Por: Dioscórides Pérez
Fecha: febrero 27, 2013
Paisaje real del paro cafetero
Me encontraba indicando a un grupo de estudiantes de artes de la Universidad de Nariño como trazar con tinta china y pincel el carácter chino de cielo, montaña y agua, para realizar un paisaje caligráfico, cuando fui urgido por las directivas a dejar las metáforas del taller y salir de inmediato al mundo real.
Desde ayer el paro cafetero cerró la carretera al centro del país: nadie baja hacia la frontera sur, nadie sube hacia el centro del Valle. Poso con todos para una foto y salgo apresurado hacia el hotel a recoger la maleta y a buscar un taxista que se arriesgue a llevarme hasta el paro, pues debo intentar atravesarlo para llegar al aeropuerto. A pesar del afán, no me dejan partir del hotel sin comerme una trucha con patacón, por si me toca quedarme en la carretera.
El taxista se compromete a llevarme hasta una distancia prudente de donde los manifestantes tienen sus cambuches. Me subo adelante para ver bien lo que sucede en la ruta. Apenas pasado el mediodía, con cielo gris pero un sol picante, dejamos las goteras de San Juan de Pasto y cogemos loma arriba por una carretera extrañamente vacía. Pronto encontramos los primeros retenes de la policía y una larga fila de camiones y carro tanques orillados sobre la berma. En el último reten, los choferes rodean a unas mujeres que les venden piernas de pollo y papas, poca cosa para un conductor de tractomula que esta enseñado a almorzar con “caldo peligroso” y agarrar con dos manos el hueso de marrano y la yuca. El chofer va nervioso, apenas responde a mis preguntas, y le mete a fondo la pata al acelerador aprovechando la soledad de la vía. Dice que en la mañana se salvó de que le pincharan las llantas, pero que le toca rebuscarse el billete para llevar comida a la casa. Escuchamos en el radio que los cafeteros tienen cerradas las principales vías del centro y sur del país. Solo se puede viajar por aire.
Me arrimo a una de las carpas carpa, donde el sancocho suelta un olor sabroso, y le digo a un grupo de hombres que si no llega el avión regreso a que me regalen un plato de sopa; de inmediato sonríen, me invitan en coro y me ofrecen también dormida. Después de caminar tres kilómetros entre los cambuches, llegamos a Chachagui, el pueblo que queda a 10 minutos del aeropuerto. Allí nos indican que dejemos la carretera y subamos por unas empinadas escalinatas de cemento para llegar a la primera calle del pueblo donde encontraremos transporte.
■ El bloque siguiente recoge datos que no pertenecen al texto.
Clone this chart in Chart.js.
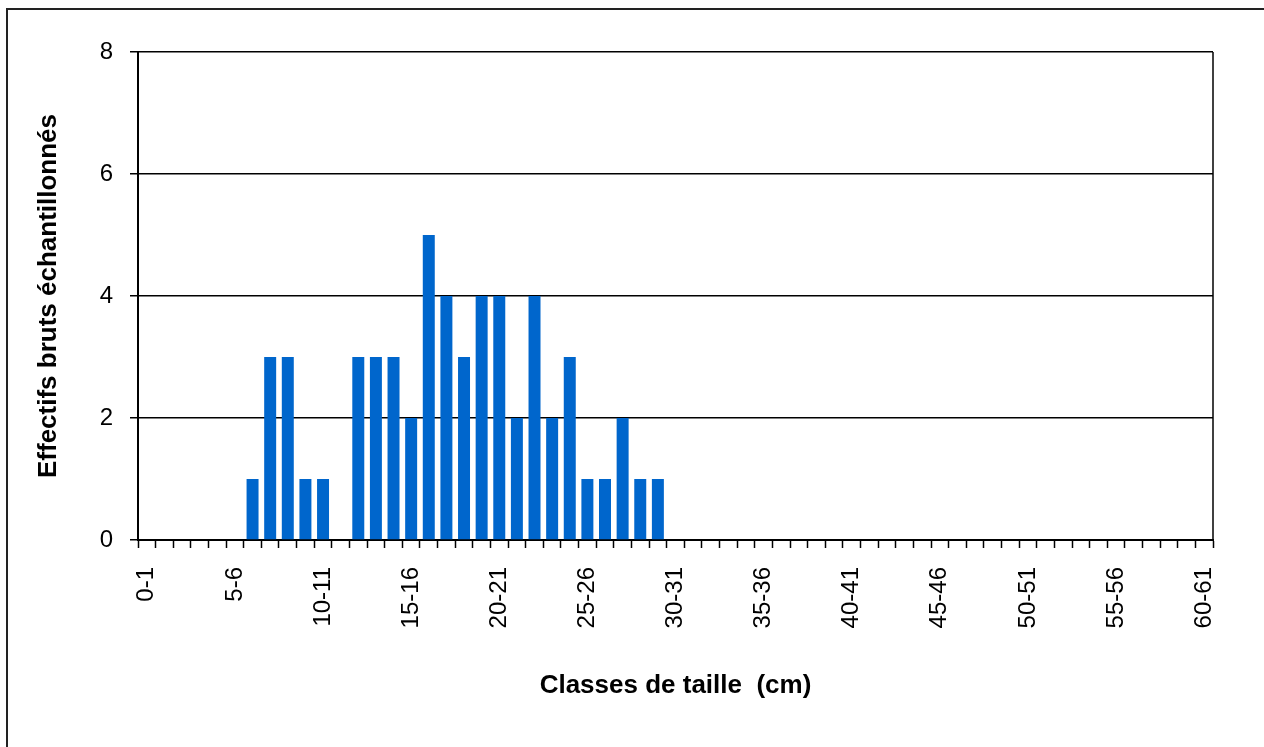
<!DOCTYPE html>
<html>
<head>
<meta charset="utf-8">
<script src="https://cdn.jsdelivr.net/npm/chart.js@4.4.1/dist/chart.umd.min.js"></script>
<style>
  html, body { margin: 0; padding: 0; background: #fff; overflow: hidden; }
  #wrap { position: absolute; left: 0; top: 0; width: 1264px; height: 747px; }
</style>
</head>
<body>
<div id="wrap"><canvas id="c" width="1264" height="747"></canvas></div>
<script>
// Size classes 0-1 ... 60-61
const categories = [
  "0-1","1-2","2-3","3-4","4-5","5-6","6-7","7-8","8-9","9-10",
  "10-11","11-12","12-13","13-14","14-15","15-16","16-17","17-18","18-19","19-20",
  "20-21","21-22","22-23","23-24","24-25","25-26","26-27","27-28","28-29","29-30",
  "30-31","31-32","32-33","33-34","34-35","35-36","36-37","37-38","38-39","39-40",
  "40-41","41-42","42-43","43-44","44-45","45-46","46-47","47-48","48-49","49-50",
  "50-51","51-52","52-53","53-54","54-55","55-56","56-57","57-58","58-59","59-60",
  "60-61"
];
const counts = [
  0,0,0,0,0,0,1,3,3,1,
  1,0,3,3,3,2,5,4,3,4,
  4,2,4,2,3,1,1,2,1,1,
  0,0,0,0,0,0,0,0,0,0,
  0,0,0,0,0,0,0,0,0,0,
  0,0,0,0,0,0,0,0,0,0,
  0
];
const yTicks = [0, 2, 4, 6, 8];
const xTitle = "Classes de taille  (cm)";
const yTitle = "Effectifs bruts échantillonnés";

const FONT = "'Liberation Sans', Arial, Helvetica, sans-serif";

const framePlugin = {
  id: 'frame',
  afterDraw(chart) {
    const ctx = chart.ctx;
    const a = chart.chartArea;
    ctx.save();
    // outer chart border (runs off the right and bottom edges)
    ctx.strokeStyle = '#222';
    ctx.lineWidth = 2;
    ctx.strokeRect(7, 9, 1400, 900);
    // right edge of the plot area
    ctx.strokeStyle = '#000';
    ctx.lineWidth = 1.5;
    ctx.beginPath();
    ctx.moveTo(a.right, a.top);
    ctx.lineTo(a.right, a.bottom);
    ctx.stroke();
    ctx.restore();
  }
};

new Chart(document.getElementById('c'), {
  type: 'bar',
  data: {
    labels: categories,
    datasets: [{
      data: counts,
      backgroundColor: '#0066CC',
      borderWidth: 0,
      barPercentage: 0.68,
      categoryPercentage: 1.0
    }]
  },
  options: {
    responsive: false,
    animation: false,
    devicePixelRatio: 1,
    layout: { padding: { top: 52, right: 51, left: 0, bottom: 0 } },
    plugins: { legend: { display: false }, tooltip: { enabled: false } },
    scales: {
      x: {
        grid: {
          offset: true,
          drawOnChartArea: false,
          drawTicks: true,
          tickLength: 8,
          tickColor: '#000',
          tickWidth: 1.5
        },
        border: { display: true, color: '#000', width: 2 },
        ticks: {
          autoSkip: false,
          maxRotation: 90,
          minRotation: 90,
          padding: 19,
          color: '#000',
          font: { family: FONT, size: 24 },
          callback: function (v, i) { return i % 5 === 0 ? categories[i] : ''; }
        },
        title: {
          display: true,
          text: xTitle,
          color: '#000',
          font: { family: FONT, size: 26, weight: 'bold' },
          padding: { top: 0, bottom: 46 }
        },
        afterFit(scale) { scale.height = 207; }
      },
      y: {
        min: yTicks[0],
        max: yTicks[yTicks.length - 1],
        afterBuildTicks(scale) { scale.ticks = yTicks.map(v => ({ value: v })); },
        grid: {
          color: '#000',
          lineWidth: 1.5,
          drawTicks: true,
          tickLength: 8,
          tickColor: '#000'
        },
        border: { display: true, color: '#000', width: 2 },
        ticks: {
          padding: 17,
          color: '#000',
          font: { family: FONT, size: 24 }
        },
        title: {
          display: true,
          text: yTitle,
          color: '#000',
          font: { family: FONT, size: 26, weight: 'bold' },
          padding: { top: 33, bottom: 0 }
        },
        afterFit(scale) { scale.width = 138; }
      }
    }
  },
  plugins: [framePlugin]
});
</script>
</body>
</html>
Efectivamente, varios motociclistas y taxis descargan y cargan pasajeros. Algunos jóvenes extranjeros miran asustados las condiciones del trasbordo y lo incierto de la ruta mientras cuidan sus grandes morrales.
En el pueblo, y sobre la vía al aeropuerto no se ve un alma. Llegamos al terminal sudando a mares. Hay mucha policía. Varios peruanos y ecuatorianos, y dos franceses que vienen caminando desde más lejos, tratan de lograr un cupo en el avión pues es imposible llegar a Popayán o Cali por tierra. Tengo pasa bordo y me siento en la sala de espera. Todos los pasajeros están agitados, nerviosos, pero, cuando en la pantalla de televisión aparece la trasmisión del partido del Real Madrid, quedan hipnotizados. Solo una señora tiene la mirada entre las casillas de su sudoku y una niña juega con un monstruo de peluche. Yo escribo en una hoja: lo que parecía una odisea devino en una caminata hasta el corazón del paro, que me permitió entrar en el paisaje real del país para ver en el rostro de los hombres que trabajan los cafetales una esperanza de solución a sus problemas. Ojala que el gobierno atienda su reclamo y sus ilusiones no sean apagadas con palos y mucho menos con sangre.